Saturday, 9 October 2010

Relevance

The Koyaanisqatsi film is relevant to the project as it could be argued to be a documentary of humans and nature on a wider scale.

Observations

The best example I can find so far of such powerful and perfect unification between audio and visual is Koyaanisqatsi the first of a trilogy directed by Godfrey Roggio with the music by Phillip Glass in 1982. The tribal chant at the beginning emphasises the title and the meaning which you later discover means crazy life, life in turmoil, a state of life that calls for another way of life. And when the journey finally does conclude thats exactly how you feel. The intense relationship between the two mediums and the simple techniques of repetitive, layered melodies, makes you feel like a stone at the top of a hill rolling and picking up speed and momentum, to a conclusion which is going to hit you very hard.
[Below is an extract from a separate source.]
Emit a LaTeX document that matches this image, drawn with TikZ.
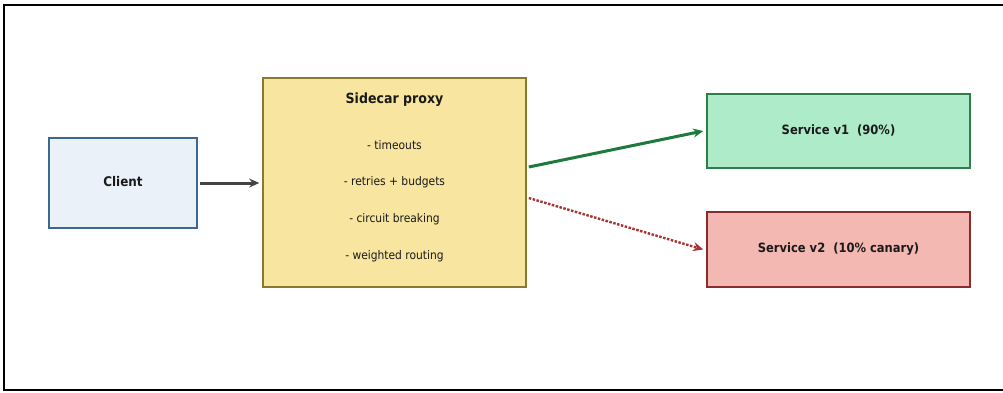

This pace highlights the ridiclousness nature of the chaotic way of life we choose to live juxtaposed against the previous  tranquil scenes of nature. I began watching the film laughing at the mass numbers of population occupying one space and the way in which everyone walks in line, knows their path and which route to take with such an air of certainty it makes you tired. It makes perfect sense in some ways yet watching it sped up forces you to address the environment we live in.  In one time-lapse of a street boulevard which is hideously crowded, an LED light advertisement screams "welcome to broadway baby", the fact that you would want to make the landscape anymore dense seems ludicrous and this teamed with what it is actually saying is twisted irony.